It's become too much of the same ol', same ol' for the long-time AFC doormats, and I suspect neither team can overcome it. The injuries mounted, the schedule ramped up, other teams got hot, and the 2011 season seems to be slipping away. I wish it weren't the case, and I've championed these teams and their progress at various times, but in a brutal conference with four teams flirting with 13-win seasons, I can't see room for these two at the playoff table next month.
Both teams failed on an epic level Sunday. For Oakland, it's OK to lose to undefeated Green Bay because hey, it's the Packers and it happens. But things should never get 46-16 lopsided, but it did as the Raiders ran into a buzzsaw on the road. The Bengals opted instead to blow a big second-half lead to those plucky Texans with T.J. Yates at QB, looking every bit like the Bungals of old in the process.
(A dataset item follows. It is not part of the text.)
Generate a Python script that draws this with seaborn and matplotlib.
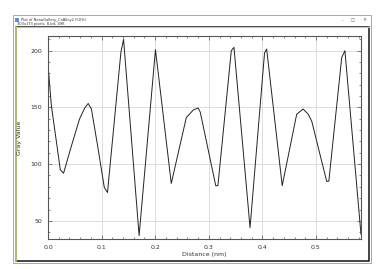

The Cincy meltdown was difficult to watch and was the exact opposite of how this team was playing heading in November. The Bengals led, 16-3, at the half, and Cedric Benson gashed Houston on the ground (13 carries for 92 yards) those first two quarters. The home crowd was behind them and they looked ready to pull off a signature win and propel themselves deeper into the playoff hunt.
But then the miscues piled up. To wit:
» Next series was a three-and-out, with just one Benson run (Benson ended up rushing eight times for minus-1 yard in the second half).
» They even turned a positive into a negative, when a strip-sack of Yates at midfield resulted in a three plays, minus-1 yard and a punt.
» Then came the play that might haunt their season forever. It was like the football follies, as directed by Tim Burton, because it took a nightmarish bend for Bengals fans. Arian Foster fumbled at the Houston 19, then three Bengals proceeded to recover and summarily fumble the ball all the way down to the Houston 2, where Texans lineman Eric Winston managed to fall on it. Had any Bengal just held on to the ball, with less than 12 minutes to play and leading 19-10, it's likely game over. A chip-shot field goal at the very least would have made it 22-10. Instead, the Texans drove for a field goal to cut it to 19-13.
» Then, Cincy drove to midfield and was about to go for it on fourth-and-one, but a false start -- at home -- negated the chance. Punt time. Implosion time.
You know how it ends. Yates, the rookie from North Carolina who has been playing for less than a month, drove Houston 80 yards for a last-second, game-winning score. It was a pretty amazing finish and pretty damning for the Bengals as well, who have dropped four AFC games recently after flirting with the top seed in the conference.
Oh, and those zany Raiders. Eleven more penalties, for 89 yards. That's become almost comical. They lead the league with 144 (league average is 99) for 1,116 yards -- a staggering 222 more penalty yards than any team in the league. That ain't easy to do, folks.
The injuries to receivers and star back Darren McFadden has robbed them of their extreme speed advantage, but Carson Palmer hasn't exactly been lighting it up, either. You have to wonder if this 46-16 stinker will wound the young team's psyche some. They got manhandled by the Dolphins the week before that and face Detroit ("The Penalty Bowl," anyone?), Kansas City and San Diego to close out the year, and now trail red-hot Denver in the division.
Since taking over as the full-time starter coming out of the bye in November, Palmer ranks just 16th in the NFL with a 78.6 rating (directly behind Mark Sanchez and Andy Dalton and just ahead of Rex Grossman). Palmer is completing fewer than 60 percent of his attempts with 9 TDs, 10 INTs, and 16 plays of 25 yards or more in those six starts. In the first six games this season, with the Raiders 4-2, Jason Campbell ranked 17th with an 84.2 rating, 6 TDs and 4 INTs and 10 plays of 25 yards or more.